Merge k Sorted Lists hard

Problem Statement

Merge k sorted linked lists and return it as one sorted list. Analyze and describe its complexity.

Example 1

Input: lists = [[1,4,5],[1,3,4],[2,6]] Output: [1,1,2,3,4,4,5,6] Explanation: The linked-lists are: [ 1->4->5, 1->3->4, 2->6 ] merging them into one sorted list: 1->1->2->3->4->4->5->6

Example 2

Input: lists = [] Output: []

Steps

1. Handle Empty Input: If the input list lists is empty or contains only null lists, return an empty list.

2. PriorityQueue for Comparison: Utilize a PriorityQueue (min-heap) to efficiently manage the heads of all k sorted lists. The PriorityQueue will automatically order the nodes based on their values. We'll use a custom comparator to compare ListNode objects based on their val property.

3. Iterative Merging:

   • Initialize a dummy head node to simplify the construction of the merged list.
   • Add the head nodes of all non-null input lists to the PriorityQueue.
   • While the PriorityQueue is not empty:
     • Remove the node with the smallest value (the head of the smallest sublist).
     • Add this node to the merged list.
     • If the removed node has a next node, add that next node to the PriorityQueue.

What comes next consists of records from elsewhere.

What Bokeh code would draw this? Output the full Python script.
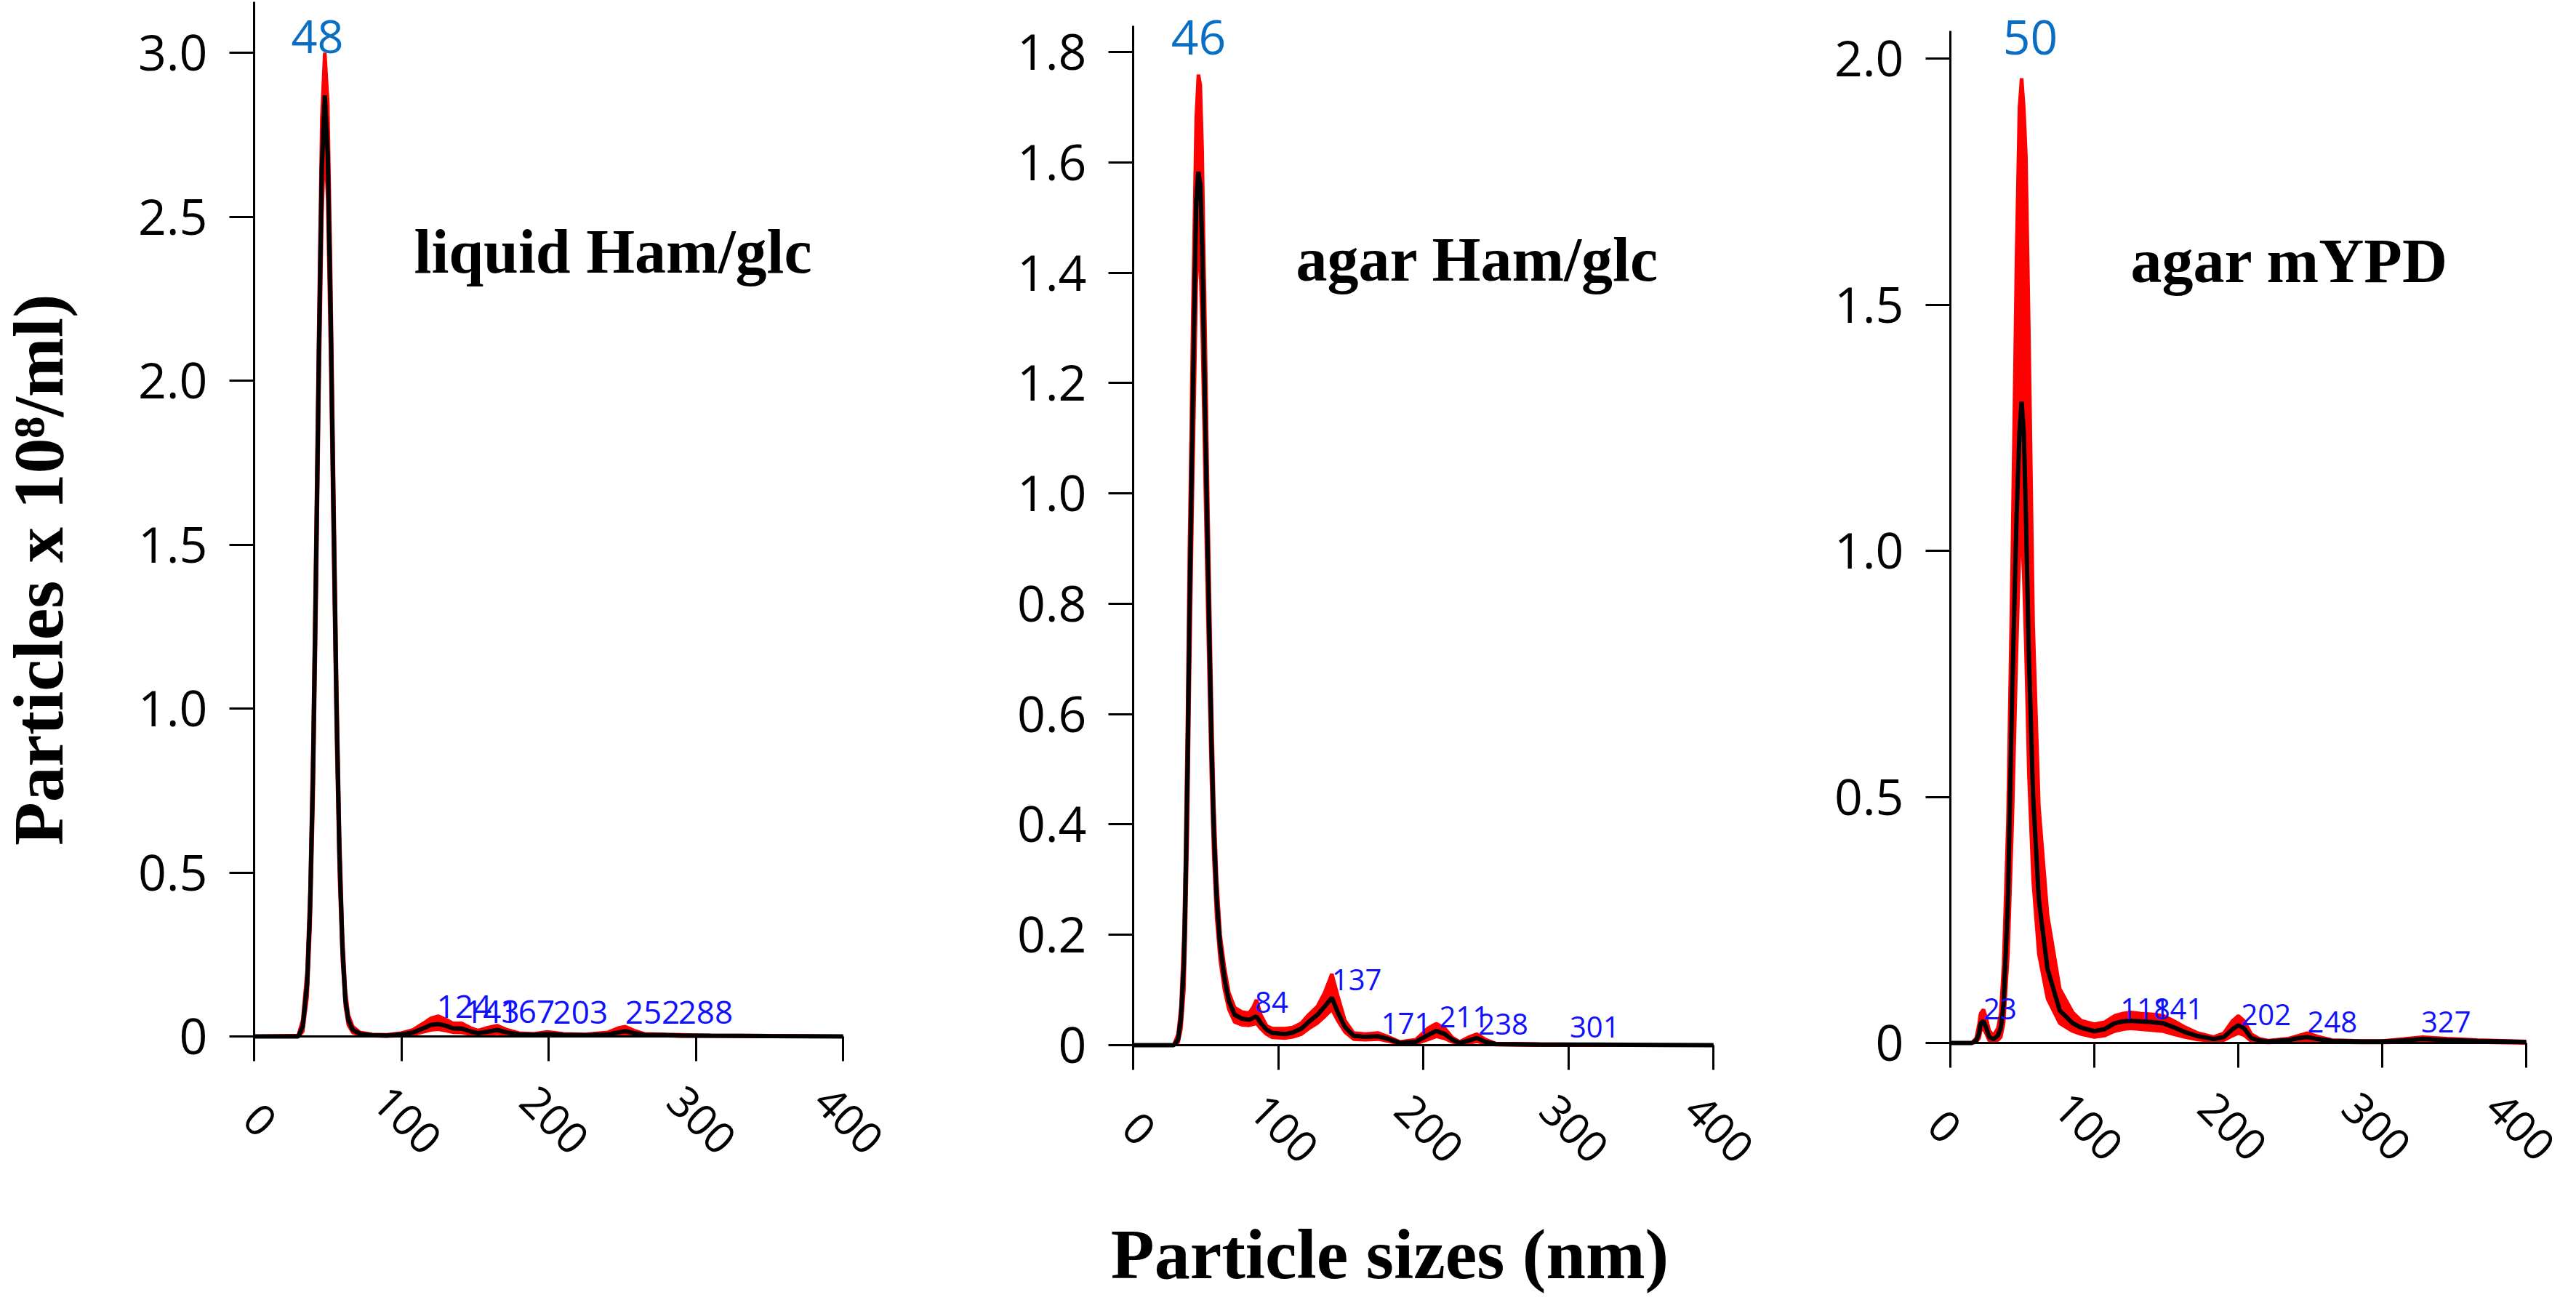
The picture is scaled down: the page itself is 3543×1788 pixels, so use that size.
import math
from bokeh.plotting import figure
from bokeh.models import Range1d, FixedTicker, Label
from bokeh.layouts import row
from bokeh.embed import file_html
from bokeh.resources import INLINE

# ---------------- data ----------------
x_ticks = [0, 100, 200, 300, 400]

# Panel 1: liquid Ham/glc
p1_title = "liquid Ham/glc"
p1_x = [0, 30, 33, 36, 38, 40, 42, 44, 46, 48, 50, 52, 54, 56, 58, 60, 62, 64, 67, 72, 80, 90, 100,
        108, 115, 120, 125, 130, 135, 141, 147, 152, 158, 165, 172, 180, 190, 199, 210, 225, 240,
        247, 252, 258, 265, 280, 290, 310, 350, 400]
p1_mean = [0, 0, 0.03, 0.16, 0.39, 0.8, 1.4, 2.08, 2.65, 2.87, 2.69, 2.2, 1.58, 1.0, 0.55, 0.27, 0.11,
           0.05, 0.02, 0.008, 0.004, 0.003, 0.006, 0.012, 0.025, 0.035, 0.038, 0.033, 0.025, 0.024,
           0.015, 0.01, 0.014, 0.02, 0.012, 0.006, 0.005, 0.008, 0.005, 0.004, 0.006, 0.012, 0.016,
           0.01, 0.005, 0.004, 0.003, 0.002, 0.001, 0]
p1_upper = [0, 0.003, 0.05, 0.2, 0.45, 0.9, 1.52, 2.2, 2.8, 3.0, 2.85, 2.33, 1.7, 1.1, 0.62, 0.31, 0.14,
            0.065, 0.03, 0.012, 0.006, 0.005, 0.01, 0.02, 0.04, 0.055, 0.062, 0.052, 0.04, 0.04,
            0.026, 0.018, 0.026, 0.033, 0.02, 0.01, 0.008, 0.014, 0.008, 0.006, 0.012, 0.025, 0.03,
            0.018, 0.008, 0.006, 0.005, 0.003, 0.002, 0]
p1_lower = [0, 0, 0.015, 0.12, 0.33, 0.7, 1.27, 1.95, 2.5, 2.75, 2.55, 2.06, 1.46, 0.9, 0.48, 0.23, 0.09,
            0.035, 0.012, 0.004, 0.002, 0.001, 0.003, 0.006, 0.014, 0.02, 0.022, 0.018, 0.013, 0.012,
            0.007, 0.004, 0.006, 0.01, 0.006, 0.003, 0.002, 0.004, 0.002, 0.002, 0.003, 0.005, 0.007,
            0.004, 0.002, 0.002, 0.001, 0.001, 0, 0]
p1_yticks = [0, 0.5, 1.0, 1.5, 2.0, 2.5, 3.0]
p1_main_peak = "48"
p1_peaks = [124, 143, 167, 203, 252, 288]
p1_peak_heights = [0.062, 0.047, 0.047, 0.044, 0.044, 0.044]

# Panel 2: agar Ham/glc
p2_title = "agar Ham/glc"
p2_x = [0, 28, 31, 33, 35, 36, 37.5, 38.8, 40, 41, 42.3, 43.5, 45, 46.3, 47.6, 48.6, 49.6, 51, 52.3, 54,
        55.6, 57.6, 60, 63, 66, 70, 75, 80, 83, 85, 88, 92, 96, 105, 110, 116, 121, 127, 132, 137, 141,
        146, 152, 160, 169, 175, 184, 195, 203, 209, 215, 220, 225, 231, 237, 243, 250, 280, 320, 400]
p2_mean = [0, 0, 0.01, 0.05, 0.15, 0.265, 0.5, 0.77, 0.98, 1.15, 1.35, 1.53, 1.583, 1.56, 1.45, 1.3,
           1.15, 0.95, 0.77, 0.55, 0.39, 0.265, 0.18, 0.12, 0.08, 0.055, 0.048, 0.046, 0.05, 0.052,
           0.04, 0.028, 0.022, 0.02, 0.023, 0.03, 0.042, 0.055, 0.07, 0.086, 0.06, 0.033, 0.017, 0.015,
           0.016, 0.012, 0.004, 0.006, 0.018, 0.026, 0.02, 0.01, 0.004, 0.008, 0.013, 0.006, 0.002,
           0.001, 0.001, 0]
p2_upper = [0, 0, 0.02, 0.07, 0.2, 0.33, 0.6, 0.9, 1.1, 1.3, 1.5, 1.68, 1.759, 1.74, 1.62, 1.45, 1.3,
            1.06, 0.86, 0.62, 0.44, 0.3, 0.2, 0.14, 0.095, 0.068, 0.06, 0.058, 0.07, 0.082, 0.055,
            0.035, 0.03, 0.03, 0.032, 0.04, 0.055, 0.07, 0.095, 0.129, 0.09, 0.045, 0.022, 0.02,
            0.022, 0.016, 0.006, 0.01, 0.03, 0.039, 0.03, 0.014, 0.006, 0.014, 0.02, 0.01, 0.003,
            0.002, 0.001, 0]
p2_lower = [0, 0, 0.005, 0.03, 0.1, 0.2, 0.4, 0.66, 0.86, 1.02, 1.2, 1.38, 1.45, 1.42, 1.3, 1.17, 1.03,
            0.84, 0.68, 0.48, 0.34, 0.23, 0.155, 0.1, 0.065, 0.042, 0.037, 0.036, 0.038, 0.04, 0.03,
            0.02, 0.014, 0.013, 0.015, 0.02, 0.03, 0.04, 0.052, 0.065, 0.045, 0.024, 0.011, 0.01,
            0.011, 0.008, 0.002, 0.003, 0.01, 0.016, 0.012, 0.006, 0.002, 0.004, 0.007, 0.003, 0.001,
            0, 0, 0]
p2_yticks = [0, 0.2, 0.4, 0.6, 0.8, 1.0, 1.2, 1.4, 1.6, 1.8]
p2_main_peak = "46"
p2_peaks = [84, 137, 171, 211, 238, 301]
p2_peak_heights = [0.062, 0.103, 0.024, 0.036, 0.022, 0.017]

# Panel 3: agar mYPD
p3_title = "agar mYPD"
p3_x = [0, 15, 18, 20, 21, 23, 25, 27, 30, 33, 35, 37, 40, 43, 46, 48, 49.5, 51, 52.5, 54.5, 57.5, 61.5,
        67.5, 76, 85, 91, 100, 107, 114, 120, 125, 132, 141, 148, 155, 163, 172, 183, 190, 196, 200,
        204, 209, 215, 221, 235, 242, 248, 255, 265, 285, 300, 315, 328, 345, 366, 400]
p3_mean = [0, 0, 0.005, 0.02, 0.04, 0.045, 0.03, 0.012, 0.008, 0.015, 0.03, 0.08, 0.29, 0.72, 1.07,
           1.24, 1.303, 1.24, 1.07, 0.79, 0.5, 0.29, 0.15, 0.066, 0.04, 0.031, 0.024, 0.028, 0.04,
           0.044, 0.045, 0.044, 0.042, 0.04, 0.032, 0.022, 0.014, 0.008, 0.012, 0.028, 0.036, 0.03,
           0.01, 0.005, 0.003, 0.006, 0.01, 0.012, 0.008, 0.004, 0.003, 0.003, 0.005, 0.008, 0.006,
           0.004, 0.002]
p3_upper = [0, 0, 0.01, 0.04, 0.06, 0.068, 0.05, 0.025, 0.015, 0.03, 0.06, 0.16, 0.45, 0.98, 1.6, 1.9,
            1.96, 1.9, 1.8, 1.45, 0.85, 0.48, 0.26, 0.11, 0.062, 0.045, 0.038, 0.042, 0.055, 0.06,
            0.062, 0.06, 0.058, 0.055, 0.045, 0.032, 0.02, 0.012, 0.02, 0.045, 0.055, 0.045, 0.018,
            0.008, 0.005, 0.009, 0.015, 0.02, 0.013, 0.006, 0.004, 0.004, 0.008, 0.012, 0.009, 0.006,
            0.003]
p3_lower = [0, 0, 0.002, 0.01, 0.025, 0.03, 0.018, 0.005, 0.003, 0.006, 0.012, 0.04, 0.18, 0.45, 0.8,
            1.0, 1.05, 0.95, 0.8, 0.55, 0.33, 0.18, 0.09, 0.04, 0.024, 0.018, 0.012, 0.015, 0.024,
            0.028, 0.03, 0.028, 0.026, 0.024, 0.018, 0.012, 0.007, 0.004, 0.006, 0.015, 0.02, 0.016,
            0.004, 0.002, 0.001, 0.003, 0.005, 0.006, 0.004, 0.002, 0.001, 0.001, 0.002, 0.004, 0.003,
            0.002, 0]
p3_yticks = [0, 0.5, 1.0, 1.5, 2.0]
p3_main_peak = "50"
p3_peaks = [23, 118, 141, 202, 248, 327]
p3_peak_heights = [0.052, 0.052, 0.052, 0.04, 0.025, 0.025]

y_title = "Particles  x 10\u2078/ml)"
x_title = "Particle sizes (nm)"

# ---------------- styling / geometry (page pixels) ----------------
SANS = "Open Sans"
SERIF = "Liberation Serif"
RED = "#ff0000"
MAIN_BLUE = "#0a6fc2"
SMALL_BLUE = "#1010ff"
MARGIN = 8
H = 1780
BASE_SHIFT = 0.3   # em; bokeh places an "alphabetic" anchor about this far above the drawn baseline
AXIS_TITLE_SIZE = 98


def tick_text(v):
    return "0" if v == 0 else f"{v:.1f}"


def make_panel(canvas_left, width, x0_px, x400_px, y0_px, ytick_top, ytick_top_px, axis_top_px,
               yticks, xs, mean, upper, lower, title, title_px, main_text, main_px, main_size,
               peaks, peak_heights, peak_size, xlab_dx):
    sx = (x400_px - x0_px) / 400.0
    sy = (y0_px - ytick_top_px) / ytick_top
    canvas_right = canvas_left + width
    x_start = (canvas_left - x0_px) / sx
    x_end = (canvas_right - x0_px) / sx
    y_start = -(MARGIN + H - y0_px) / sy
    y_end = (y0_px - MARGIN) / sy

    def dx(px):
        return (px - x0_px) / sx

    def dy(py):
        return (y0_px - py) / sy

    def base_y(py, size):
        return dy(py - BASE_SHIFT * size)

    p = figure(width=width, height=H, x_range=Range1d(x_start, x_end),
               y_range=Range1d(y_start, y_end), output_backend="svg", toolbar_location=None,
               title=None, min_border_left=0, min_border_right=0, min_border_top=0,
               min_border_bottom=0)
    p.outline_line_color = None
    p.xgrid.visible = False
    p.ygrid.visible = False
    p.background_fill_color = "white"
    p.border_fill_color = "white"

    p.varea(x=xs, y1=lower, y2=upper, fill_color=RED, fill_alpha=1.0)
    p.line(xs, upper, line_color=RED, line_width=5)
    p.line(xs, lower, line_color=RED, line_width=5)
    p.line(xs, mean, line_color="black", line_width=6)

    for ax in (p.xaxis[0], p.yaxis[0]):
        ax.fixed_location = 0
        ax.axis_line_color = "black"
        ax.axis_line_width = 3
        ax.major_tick_line_color = "black"
        ax.major_tick_line_width = 3
        ax.major_tick_out = 34
        ax.major_tick_in = 0
        ax.minor_tick_out = 0
        ax.minor_tick_in = 0
        ax.major_label_text_font = SANS
        ax.major_label_text_color = "black"

    p.xaxis.bounds = (0, 400)
    p.xaxis.ticker = FixedTicker(ticks=x_ticks)
    p.xaxis.major_label_overrides = {t: "" for t in x_ticks}
    p.xaxis.major_label_text_font_size = "1px"
    p.xaxis.major_label_standoff = 0

    p.yaxis.bounds = (0, dy(axis_top_px))
    p.yaxis.ticker = FixedTicker(ticks=yticks)
    p.yaxis.major_label_overrides = {t: tick_text(t) for t in yticks}
    p.yaxis.major_label_text_font_size = "68px"
    p.yaxis.major_label_standoff = 30

    # rotated x tick labels
    for t in x_ticks:
        p.add_layout(Label(x=t + xlab_dx / sx, y=dy(y0_px + 115), text=str(t),
                           text_font=SANS, text_font_size="60px", text_color="black",
                           angle=-math.pi / 4, text_align="center", text_baseline="middle"))

    p.add_layout(Label(x=dx(title_px[0]), y=base_y(title_px[1], 86), text=title, text_font=SERIF,
                       text_font_style="bold", text_font_size="86px", text_color="black",
                       text_align="left", text_baseline="alphabetic"))
    p.add_layout(Label(x=dx(main_px[0]), y=base_y(main_px[1], main_size), text=main_text,
                       text_font=SANS, text_font_size=f"{main_size}px", text_color=MAIN_BLUE,
                       text_align="center", text_baseline="alphabetic"))
    for pk, hy in zip(peaks, peak_heights):
        p.add_layout(Label(x=pk, y=hy + BASE_SHIFT * peak_size / sy, text=str(pk), text_font=SANS,
                           text_font_size=f"{peak_size}px", text_color=SMALL_BLUE,
                           text_align="left", text_baseline="alphabetic"))
    return p, dx, dy, base_y


p1, dx1, dy1, by1 = make_panel(8, 1358, 357, 1167, 1433, 3.0, 80, 10, p1_yticks,
                               p1_x, p1_mean, p1_upper, p1_lower, p1_title, (577, 379),
                               p1_main_peak, (444, 77), 63, p1_peaks, p1_peak_heights, 44, 8)
p2, dx2, dy2, by2 = make_panel(1366, 1154, 1566, 2364, 1445, 1.8, 79, 43, p2_yticks,
                               p2_x, p2_mean, p2_upper, p2_lower, p2_title, (1790, 390),
                               p2_main_peak, (1656, 79), 66, p2_peaks, p2_peak_heights, 40, 8)
p3, dx3, dy3, by3 = make_panel(2520, 1023, 2690, 3482, 1442, 2.0, 88, 50, p3_yticks,
                               p3_x, p3_mean, p3_upper, p3_lower, p3_title, (2938, 392),
                               p3_main_peak, (2800, 79), 66, p3_peaks, p3_peak_heights, 40, -8)

# shared axis titles
p1.add_layout(Label(x=dx1(60), y=dy1(779), text=y_title, text_font=SERIF, text_font_style="bold",
                    text_font_size=f"{AXIS_TITLE_SIZE}px", text_color="black", angle=math.pi / 2,
                    text_align="center", text_baseline="middle"))
p2.add_layout(Label(x=dx2(1919), y=by2(1762, AXIS_TITLE_SIZE), text=x_title, text_font=SERIF,
                    text_font_style="bold", text_font_size=f"{AXIS_TITLE_SIZE}px",
                    text_color="black", text_align="center", text_baseline="alphabetic"))

layout = row(p1, p2, p3)
open("out.html", "w").write(file_html(layout, INLINE))
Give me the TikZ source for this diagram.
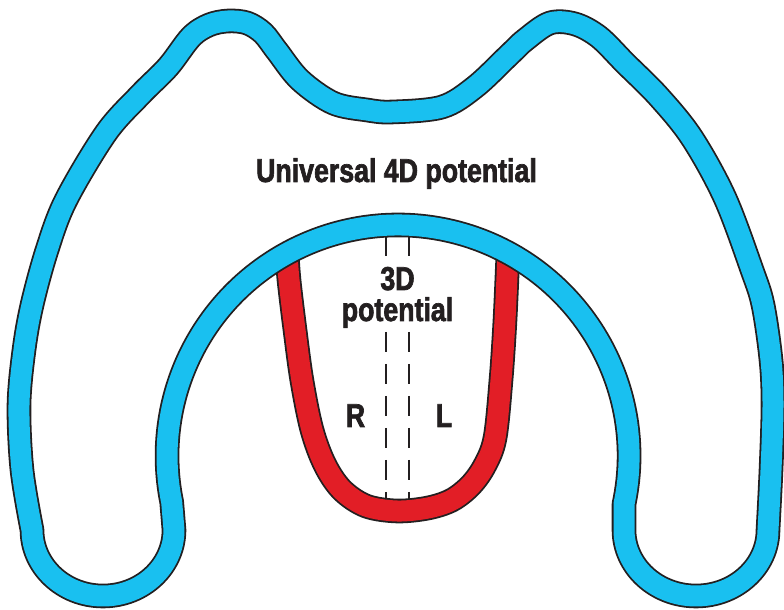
\documentclass[tikz,border=0pt]{standalone}
\usepackage{fontspec}
\setmainfont[FakeStretch=0.81,BoldFeatures={FakeBold=2}]{Liberation Sans}
\usepackage{tikz}
\definecolor{bandblue}{RGB}{25,192,240}
\definecolor{bandred}{RGB}{226,30,38}
\definecolor{ink}{RGB}{35,31,32}
\tikzset{
  band/.style={draw=ink,line width=1.8pt,double distance=21pt,line join=round},
  blueband/.style={band,double=bandblue},
  redband/.style={band,double=bandred},
  midline/.style={draw=ink,line width=1.6pt,dash pattern=on 20pt off 12pt},
  lbl/.style={font=\fontsize{33}{31}\selectfont\bfseries,text=ink,inner sep=0pt,anchor=base}
}
\begin{document}
\begin{tikzpicture}[x=1pt,y=1pt]
\useasboundingbox (0,0) rectangle (784,610);
\draw[midline] (386,374) -- (386,100);
\draw[midline] (409,374) -- (409,100);
\draw[redband] plot[smooth,tension=0.55] coordinates {(287,358) (289,330) (295,280) (302,229) (312,180) (325,145) (342,120) (366,104) (397,99) (428,102) (452,110) (471,125) (485,145) (495,172) (501,230) (505,290) (508,358)};
\draw[blueband] plot[smooth,tension=0.55] coordinates {(32,80) (22,140) (19,205) (24,260) (32,305) (47,360) (66,410) (106,477) (140,515) (168,543) (191,573) (209,585) (228,589) (247,587) (263,577) (277,559) (300,530) (333,507) (367,500) (392,498) (442,503) (475,523) (509,555) (525,570) (550,587) (575,586) (599,573) (625,547) (659,513) (692,472) (725,412) (752,340) (763,305) (771,250) (773,205) (771,140) (768,80)}
  arc[start angle=0,end angle=-180,x radius=72,y radius=66] -- (624,106)
  arc[start angle=-12,end angle=191.5,radius=231] -- (174,80)
  arc[start angle=0,end angle=-180,x radius=71,y radius=66] -- cycle;
\node[lbl] (univ) at (396.5,428) {Universal 4D potential};
\node[lbl,align=center,fill=white,inner sep=3pt] (threed) at (397.5,289) {3D\\potential};
\node[lbl] (right) at (355.5,183) {R};
\node[lbl] (left) at (444,183) {L};
\end{tikzpicture}
\end{document}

4. Return Merged List: Return the next node after the dummy head, which is the head of the merged sorted list.

Explanation

The key to efficiently solving this problem is using a priority queue (min-heap). A min-heap keeps track of the smallest element at the top. By placing the heads of all k sorted lists into the min-heap, we can repeatedly extract the smallest element, add it to our result, and replace it with the next element from its original list. This ensures that the merged list is always built in sorted order. The time complexity is dominated by the number of nodes processed, while the space complexity comes from the priority queue.

Code

import java.util.PriorityQueue;

class ListNode {
    int val;
    ListNode next;
    ListNode() {}
    ListNode(int val) { this.val = val; }
    ListNode(int val, ListNode next) { this.val = val; this.next = next; }
}

class Solution {
    public ListNode mergeKLists(ListNode[] lists) {
        if (lists == null || lists.length == 0) {
            return null;
        }

        PriorityQueue<ListNode> pq = new PriorityQueue<>( (a, b) -> a.val - b.val); // Min-heap comparator

        // Add the head nodes of all lists to the priority queue
        for (ListNode node : lists) {
            if (node != null) {
                pq.offer(node);
            }
        }

        ListNode dummy = new ListNode(0); // Dummy node to simplify construction
        ListNode tail = dummy;

        while (!pq.isEmpty()) {
            ListNode curr = pq.poll(); // Get the smallest node
            tail.next = curr; // Add it to the merged list
            tail = tail.next; // Move the tail pointer

            if (curr.next != null) {
                pq.offer(curr.next); // Add the next node from the same list
            }
        }

        return dummy.next; // Return the head of the merged list
    }
}

Complexity

• Time Complexity: O(N log k), where N is the total number of nodes in all k lists and k is the number of linked lists. Each node is added to and removed from the priority queue once, which takes O(log k) time.

• Space Complexity: O(k), where k is the number of linked lists. The space complexity is dominated by the priority queue, which holds at most k nodes at any time (one for each list).